- [OBJECTIVE] Reproduce the listing below without changes, except that pictures are left out.
########################################
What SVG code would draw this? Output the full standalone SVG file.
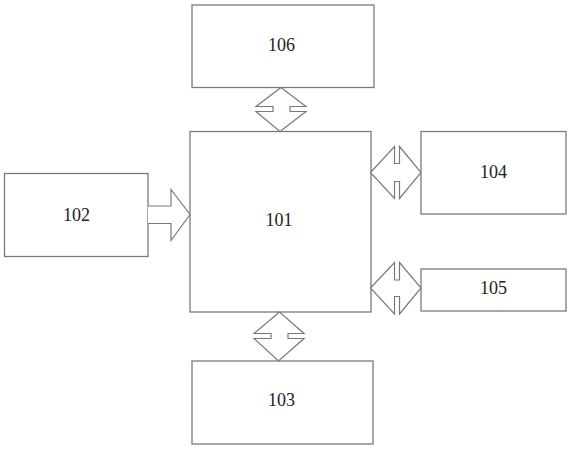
<svg xmlns="http://www.w3.org/2000/svg" width="571" height="450" viewBox="0 0 571 450">
<style>
.box{fill:#fff;stroke:#7a7a7a;stroke-width:1.3}
.arr{fill:#fff;stroke:#7a7a7a;stroke-width:1.2;stroke-linejoin:miter}
.lbl{font-family:"Liberation Serif","Times New Roman",serif;font-size:18px;fill:#222;text-anchor:middle}
</style>
<rect width="571" height="450" fill="#fff"/>
<g id="node-106"><rect class="box" x="192" y="5" width="182" height="82.5"/><text class="lbl" x="281.5" y="51">106</text></g>
<g id="node-101"><rect class="box" x="190" y="131.5" width="181" height="180.5"/><text class="lbl" x="279" y="225.5">101</text></g>
<g id="node-102"><rect class="box" x="4.5" y="173.5" width="143.5" height="83"/><text class="lbl" x="76.5" y="221">102</text></g>
<g id="node-104"><rect class="box" x="421" y="131.5" width="145" height="82.5"/><text class="lbl" x="493.5" y="178">104</text></g>
<g id="node-105"><rect class="box" x="421" y="269" width="145" height="42"/><text class="lbl" x="493.5" y="293.5">105</text></g>
<g id="node-103"><rect class="box" x="192" y="361" width="181" height="83"/><text class="lbl" x="281.5" y="406">103</text></g>
<g id="connectors">
<path class="arr" d="M281,87.5 L256,106.5 L273,106.5 L273,111.5 L256,111.5 L280,131.5 L306,111.5 L290,111.5 L290,106.5 L306,106.5 Z"/>
<path class="arr" d="M279.5,312 L254,333.5 L271,333.5 L271,338.5 L254,338.5 L278.5,361 L304,338.5 L288,338.5 L288,333.5 L304,333.5 Z"/>
<path class="arr" d="M370.5,172.5 L394.5,146.5 L394.5,163.5 L399.5,163.5 L399.5,146.5 L421,172.5 L399.5,198.5 L399.5,181.5 L394.5,181.5 L394.5,198.5 Z"/>
<path class="arr" d="M370.5,288 L394.5,262.5 L394.5,280 L399.5,280 L399.5,262.5 L421,288 L399.5,314 L399.5,296.5 L394.5,296.5 L394.5,314 Z"/>
<path class="arr" d="M148,206 L171,206 L171,189.5 L190,214.5 L171,240.5 L171,223.5 L148,223.5"/>
</g>
</svg>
########################################
- [COMPLETED TASK]
What SVG code would draw this? Output the full standalone SVG file.
<svg xmlns="http://www.w3.org/2000/svg" width="571" height="450" viewBox="0 0 571 450">
<style>
.box{fill:#fff;stroke:#7a7a7a;stroke-width:1.3}
.arr{fill:#fff;stroke:#7a7a7a;stroke-width:1.2;stroke-linejoin:miter}
.lbl{font-family:"Liberation Serif","Times New Roman",serif;font-size:18px;fill:#222;text-anchor:middle}
</style>
<rect width="571" height="450" fill="#fff"/>
<g id="node-106"><rect class="box" x="192" y="5" width="182" height="82.5"/><text class="lbl" x="281.5" y="51">106</text></g>
<g id="node-101"><rect class="box" x="190" y="131.5" width="181" height="180.5"/><text class="lbl" x="279" y="225.5">101</text></g>
<g id="node-102"><rect class="box" x="4.5" y="173.5" width="143.5" height="83"/><text class="lbl" x="76.5" y="221">102</text></g>
<g id="node-104"><rect class="box" x="421" y="131.5" width="145" height="82.5"/><text class="lbl" x="493.5" y="178">104</text></g>
<g id="node-105"><rect class="box" x="421" y="269" width="145" height="42"/><text class="lbl" x="493.5" y="293.5">105</text></g>
<g id="node-103"><rect class="box" x="192" y="361" width="181" height="83"/><text class="lbl" x="281.5" y="406">103</text></g>
<g id="connectors">
<path class="arr" d="M281,87.5 L256,106.5 L273,106.5 L273,111.5 L256,111.5 L280,131.5 L306,111.5 L290,111.5 L290,106.5 L306,106.5 Z"/>
<path class="arr" d="M279.5,312 L254,333.5 L271,333.5 L271,338.5 L254,338.5 L278.5,361 L304,338.5 L288,338.5 L288,333.5 L304,333.5 Z"/>
<path class="arr" d="M370.5,172.5 L394.5,146.5 L394.5,163.5 L399.5,163.5 L399.5,146.5 L421,172.5 L399.5,198.5 L399.5,181.5 L394.5,181.5 L394.5,198.5 Z"/>
<path class="arr" d="M370.5,288 L394.5,262.5 L394.5,280 L399.5,280 L399.5,262.5 L421,288 L399.5,314 L399.5,296.5 L394.5,296.5 L394.5,314 Z"/>
<path class="arr" d="M148,206 L171,206 L171,189.5 L190,214.5 L171,240.5 L171,223.5 L148,223.5"/>
</g>
</svg>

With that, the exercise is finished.